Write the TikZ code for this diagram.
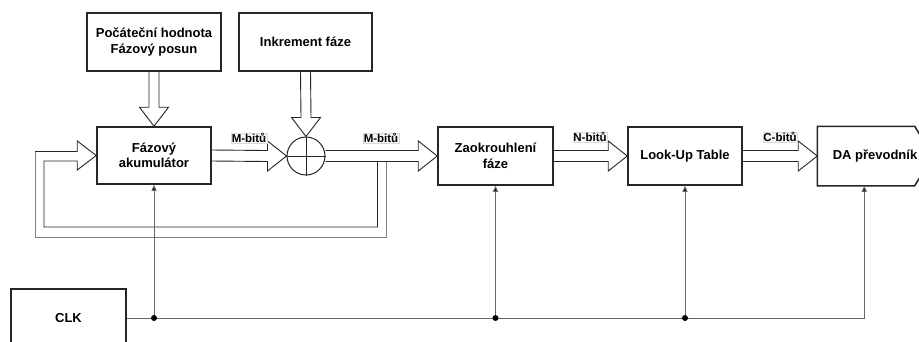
\documentclass[tikz,border=0pt]{standalone}
\usepackage{fontspec}
\setmainfont{Liberation Sans}
\usetikzlibrary{calc,arrows.meta}
\newcommand\harr[2]{%
  \draw[fatarr] ($(#1)+(0,-5.5)$) -- ($(#2)+(-19,-5.5)$) -- ($(#2)+(-19,-15)$) -- (#2)
    -- ($(#2)+(-19,15)$) -- ($(#2)+(-19,5.5)$) -- ($(#1)+(0,5.5)$);}
\newcommand\varr[2]{%
  \draw[fatarr] ($(#1)+(-5,0)$) -- ($(#2)+(-5,-19)$) -- ($(#2)+(-14.5,-19)$) -- (#2)
    -- ($(#2)+(14.5,-19)$) -- ($(#2)+(5,-19)$) -- ($(#1)+(5,0)$);}
\begin{document}
\begin{tikzpicture}[x=1pt,y=-1pt,
  blk/.style={draw=black!85,line width=1.5pt,align=center,inner sep=0pt,
    font=\fontsize{13}{15.5}\selectfont\bfseries},
  blkline/.style={draw=black!85,line width=1.5pt},
  fatarr/.style={draw=black!85,line width=0.9pt,line join=miter},
  fatgray/.style={draw=black!50,line width=1pt},
  clkline/.style={draw=black!60,line width=1pt},
  clkarr/.style={clkline,-{Triangle[length=6pt,width=5pt,fill=black]}},
  lbl/.style={draw=black!15,fill=black!3,inner sep=0.6pt,
    font=\fontsize{11.5}{13}\selectfont\bfseries}]
\clip (0,0) rectangle (919,341);
\fill[white] (0,0) rectangle (919,341);

% blocks
\node[blk,minimum width=134,minimum height=58] (init) at (154,42) {Počáteční hodnota\\Fázový posun};
\node[blk,minimum width=133,minimum height=58] (inc) at (305.5,42) {Inkrement fáze};
\node[blk,minimum width=114,minimum height=57] (acc) at (154,155.5) {Fázový\\akumulátor};
\node[draw=black!85,line width=1pt,circle,minimum size=38,inner sep=0pt] (sum) at (306,156) {};
\draw[black!85,line width=1pt] (sum.north) -- (sum.south) (sum.west) -- (sum.east);
\node[blk,minimum width=115,minimum height=58] (rnd) at (495.5,156) {Zaokrouhlení\\fáze};
\node[blk,minimum width=114,minimum height=58] (lut) at (685,156) {Look-Up Table};
\node[blk,draw=none,minimum width=114,minimum height=58] (da) at (875,156) {DA převodník};
\draw[blkline,line join=miter] (da.north west) -- ($(da.north east)+(-18,0)$) -- (da.east)
  -- ($(da.south east)+(-18,0)$) -- (da.south west) -- cycle;
\node[blk,minimum width=115,minimum height=58] (clk) at (68.5,318) {CLK};

% wide arrows
\varr{init.south}{acc.north}
\varr{inc.south}{sum.north}
\harr{acc.east}{sum.west}
\harr{sum.east}{rnd.west}
\harr{rnd.east}{lut.west}
\harr{lut.east}{da.west}

% feedback loop
\coordinate (fi) at ($(sum.east)+(52,5.5)$);
\coordinate (fo) at ($(sum.east)+(61,5.5)$);
\draw[fatarr] (fi) -- ++(0,65.5) -| (44,161) -- ($(acc.west)+(-19,5.5)$)
  -- ($(acc.west)+(-19,14.5)$) -- (acc.west) -- ($(acc.west)+(-19,-14.5)$)
  -- ($(acc.west)+(-19,-4)$) -- (35,151.5);
\draw[fatgray] (35,151.5) -- (35,237) -| (fo);

% labels
\node[lbl] (m1) at (249,138) {M-bitů};
\node[lbl] (m2) at (381,138) {M-bitů};
\node[lbl] (n1) at (590,137) {N-bitů};
\node[lbl] (c1) at (780,137) {C-bitů};

% clock
\coordinate (daclk) at ($(da.south west)+(47,0)$);
\coordinate (j1) at (acc.south |- clk.east);
\coordinate (j2) at (rnd.south |- clk.east);
\coordinate (j3) at (lut.south |- clk.east);
\draw[clkarr] (clk.east) -- (daclk |- clk.east) -- (daclk);
\draw[clkarr] (j1) -- (acc.south);
\draw[clkarr] (j2) -- (rnd.south);
\draw[clkarr] (j3) -- (lut.south);
\foreach \j in {j1,j2,j3} \fill (\j) circle (3);
\end{tikzpicture}
\end{document}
---*---
WRITTEN PROBLEM: Using the data above, print every line exactly, omitting pictures.

COMPLETE OUTPUT:
Write the TikZ code for this diagram.
\documentclass[tikz,border=0pt]{standalone}
\usepackage{fontspec}
\setmainfont{Liberation Sans}
\usetikzlibrary{calc,arrows.meta}
\newcommand\harr[2]{%
  \draw[fatarr] ($(#1)+(0,-5.5)$) -- ($(#2)+(-19,-5.5)$) -- ($(#2)+(-19,-15)$) -- (#2)
    -- ($(#2)+(-19,15)$) -- ($(#2)+(-19,5.5)$) -- ($(#1)+(0,5.5)$);}
\newcommand\varr[2]{%
  \draw[fatarr] ($(#1)+(-5,0)$) -- ($(#2)+(-5,-19)$) -- ($(#2)+(-14.5,-19)$) -- (#2)
    -- ($(#2)+(14.5,-19)$) -- ($(#2)+(5,-19)$) -- ($(#1)+(5,0)$);}
\begin{document}
\begin{tikzpicture}[x=1pt,y=-1pt,
  blk/.style={draw=black!85,line width=1.5pt,align=center,inner sep=0pt,
    font=\fontsize{13}{15.5}\selectfont\bfseries},
  blkline/.style={draw=black!85,line width=1.5pt},
  fatarr/.style={draw=black!85,line width=0.9pt,line join=miter},
  fatgray/.style={draw=black!50,line width=1pt},
  clkline/.style={draw=black!60,line width=1pt},
  clkarr/.style={clkline,-{Triangle[length=6pt,width=5pt,fill=black]}},
  lbl/.style={draw=black!15,fill=black!3,inner sep=0.6pt,
    font=\fontsize{11.5}{13}\selectfont\bfseries}]
\clip (0,0) rectangle (919,341);
\fill[white] (0,0) rectangle (919,341);

% blocks
\node[blk,minimum width=134,minimum height=58] (init) at (154,42) {Počáteční hodnota\\Fázový posun};
\node[blk,minimum width=133,minimum height=58] (inc) at (305.5,42) {Inkrement fáze};
\node[blk,minimum width=114,minimum height=57] (acc) at (154,155.5) {Fázový\\akumulátor};
\node[draw=black!85,line width=1pt,circle,minimum size=38,inner sep=0pt] (sum) at (306,156) {};
\draw[black!85,line width=1pt] (sum.north) -- (sum.south) (sum.west) -- (sum.east);
\node[blk,minimum width=115,minimum height=58] (rnd) at (495.5,156) {Zaokrouhlení\\fáze};
\node[blk,minimum width=114,minimum height=58] (lut) at (685,156) {Look-Up Table};
\node[blk,draw=none,minimum width=114,minimum height=58] (da) at (875,156) {DA převodník};
\draw[blkline,line join=miter] (da.north west) -- ($(da.north east)+(-18,0)$) -- (da.east)
  -- ($(da.south east)+(-18,0)$) -- (da.south west) -- cycle;
\node[blk,minimum width=115,minimum height=58] (clk) at (68.5,318) {CLK};

% wide arrows
\varr{init.south}{acc.north}
\varr{inc.south}{sum.north}
\harr{acc.east}{sum.west}
\harr{sum.east}{rnd.west}
\harr{rnd.east}{lut.west}
\harr{lut.east}{da.west}

% feedback loop
\coordinate (fi) at ($(sum.east)+(52,5.5)$);
\coordinate (fo) at ($(sum.east)+(61,5.5)$);
\draw[fatarr] (fi) -- ++(0,65.5) -| (44,161) -- ($(acc.west)+(-19,5.5)$)
  -- ($(acc.west)+(-19,14.5)$) -- (acc.west) -- ($(acc.west)+(-19,-14.5)$)
  -- ($(acc.west)+(-19,-4)$) -- (35,151.5);
\draw[fatgray] (35,151.5) -- (35,237) -| (fo);

% labels
\node[lbl] (m1) at (249,138) {M-bitů};
\node[lbl] (m2) at (381,138) {M-bitů};
\node[lbl] (n1) at (590,137) {N-bitů};
\node[lbl] (c1) at (780,137) {C-bitů};

% clock
\coordinate (daclk) at ($(da.south west)+(47,0)$);
\coordinate (j1) at (acc.south |- clk.east);
\coordinate (j2) at (rnd.south |- clk.east);
\coordinate (j3) at (lut.south |- clk.east);
\draw[clkarr] (clk.east) -- (daclk |- clk.east) -- (daclk);
\draw[clkarr] (j1) -- (acc.south);
\draw[clkarr] (j2) -- (rnd.south);
\draw[clkarr] (j3) -- (lut.south);
\foreach \j in {j1,j2,j3} \fill (\j) circle (3);
\end{tikzpicture}
\end{document}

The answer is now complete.